New technologies are providing the tools to deliver exceptional learning experiences online. Skype-screens where you engage with your classmates and academics in weekly sessions; analysis which tracks your study to-date and personalises it according to your learning style and performance; finger-print and iris-recognition which authenticates students during assessments - all of this is becoming commonplace and truly revolutionising global education.    

The benefits of exceptional analytics and personalised learning are arriving at a time when the need to have access to reskilling and retraining has never been more important. Many sectors – not least the automotive and travel industries - will become unrecognisable due to automation over the next decade; top professionals are often unable to take a year out to attend campus; and the importance of long-long learning will accelerate further as the size of the middle-classes continues to grow around the world.

For business and industry, online degrees also allow the opportunity to shape the future labour force – we are actively working to co-design, co-sponsor and co-deliver online programmes in partnership with major employers, which will enable them to transform their approach to continuous professional development and ensure greater synthesis between the worlds of education and business.

Choice and supply

The introduction of high-quality online degrees from some of the world’s top universities is not a threat to the traditional campus.

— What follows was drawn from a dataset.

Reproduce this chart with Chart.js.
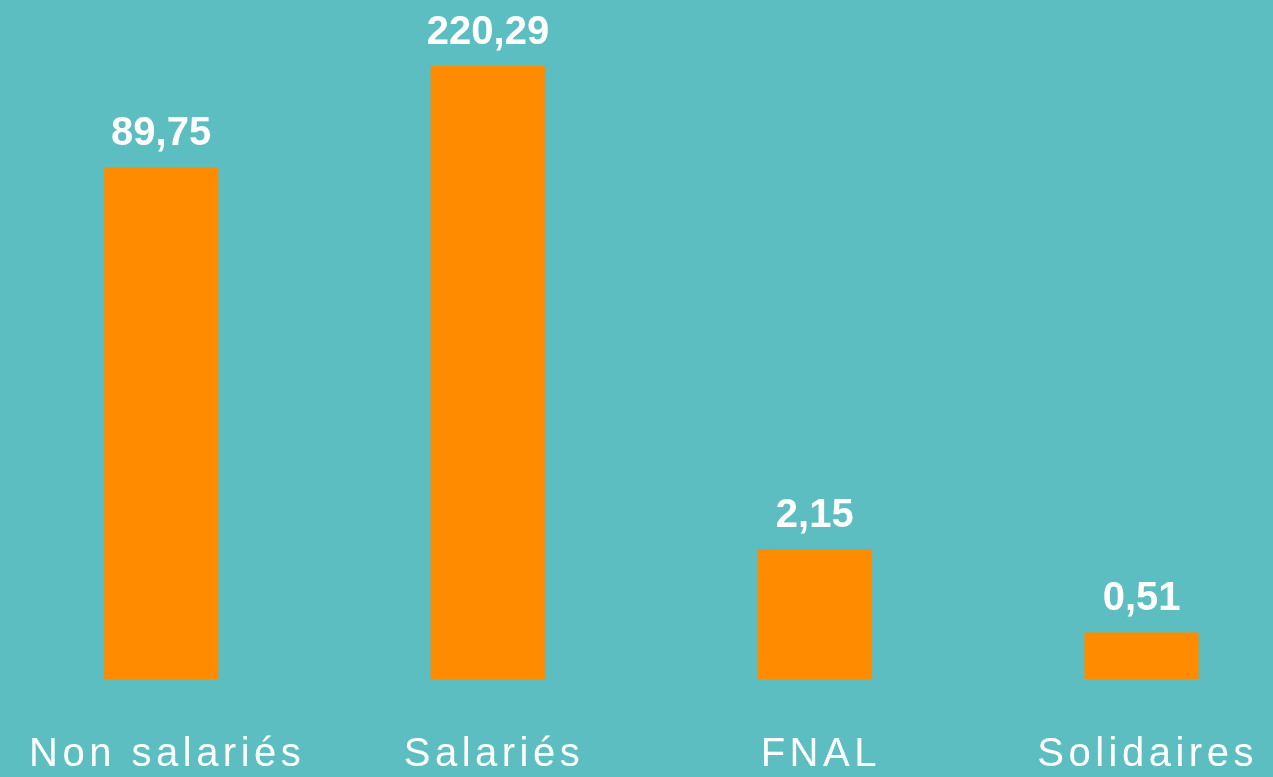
<!DOCTYPE html>
<html>
<head>
<meta charset="utf-8">
<script src="https://cdn.jsdelivr.net/npm/chart.js@4/dist/chart.umd.min.js"></script>
<style>
    html, body { margin: 0; padding: 0; overflow: hidden; background: #5DBEC2; }
    #wrap { position: absolute; left: -3px; top: 0; width: 1308px; height: 777px; }
</style>
</head>
<body>
<div id="wrap"><canvas id="barChart" width="1308" height="777"></canvas></div>
<script>
var categories = ['Non salariés', 'Salariés', 'FNAL', 'Solidaires'];
var values = [89.75, 220.29, 2.15, 0.51];

var fontFamily = "'Liberation Sans', Arial, sans-serif";

// bars in the picture are on a log(1 + x) kind of scale
class Log1pScale extends Chart.LinearScale {
    getPixelForValue(value) {
        var t = Math.log10(1 + value) / Math.log10(1 + this.max);
        return this.getPixelForDecimal(t);
    }
    getValueForPixel(pixel) {
        return Math.pow(10, this.getDecimalForPixel(pixel) * Math.log10(1 + this.max)) - 1;
    }
}
Log1pScale.id = 'log1p';
Log1pScale.defaults = Chart.LinearScale.defaults;
Chart.register(Log1pScale);

var spacingPlugin = {
    id: 'spacing',
    beforeDraw: function(chart) { chart.ctx.letterSpacing = '4.5px'; },
    beforeDatasetsDraw: function(chart) { chart.ctx.letterSpacing = '0px'; }
};

var valueLabels = {
    id: 'valueLabels',
    afterDatasetsDraw: function(chart) {
        var ctx = chart.ctx;
        var meta = chart.getDatasetMeta(0);
        ctx.save();
        ctx.letterSpacing = '0px';
        ctx.fillStyle = '#ffffff';
        ctx.font = 'bold 40px ' + fontFamily;
        ctx.textAlign = 'center';
        ctx.textBaseline = 'alphabetic';
        meta.data.forEach(function(bar, i) {
            var txt = values[i].toFixed(2).replace('.', ',');
            ctx.fillText(txt, bar.x, bar.y - 22);
        });
        ctx.restore();
    }
};

window.onload = function() {
    var ctx = document.getElementById('barChart').getContext('2d');
    new Chart(ctx, {
        type: 'bar',
        data: {
            labels: categories,
            datasets: [{
                data: values,
                backgroundColor: '#FF8C00',
                borderWidth: 0,
                barPercentage: 0.35,
                categoryPercentage: 1
            }]
        },
        options: {
            responsive: false,
            animation: false,
            layout: { padding: { top: 0, left: 0, right: 0, bottom: -53 } },
            plugins: {
                legend: { display: false },
                tooltip: { enabled: false }
            },
            scales: {
                x: {
                    grid: { display: false, drawTicks: false },
                    border: { display: false },
                    ticks: {
                        color: '#ffffff',
                        font: { family: fontFamily, size: 40, lineHeight: 1.12 },
                        padding: 53,
                        labelOffset: 6,
                        autoSkip: false,
                        maxRotation: 0
                    }
                },
                y: {
                    type: 'log1p',
                    display: false,
                    min: 0,
                    max: 395
                }
            }
        },
        plugins: [spacingPlugin, valueLabels]
    });
};
</script>
</body>
</html>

It is an essential component of the future education landscape. Streaming music online is now routine, but live gigs have never been more popular.

The campus will remain central but be enhanced by digital resources. Online degrees will extend access but and be supplemented by summer schools and residential components. Over time, the boundaries between on-campus and online will blur entirely ensuring students are truly at the heart of the system - studying in a format and at a pace that suits their lives. This will not only be life-changing for students and transformative for Universities but also vital in ensuring that Britain retains its position at the vanguard of global higher education.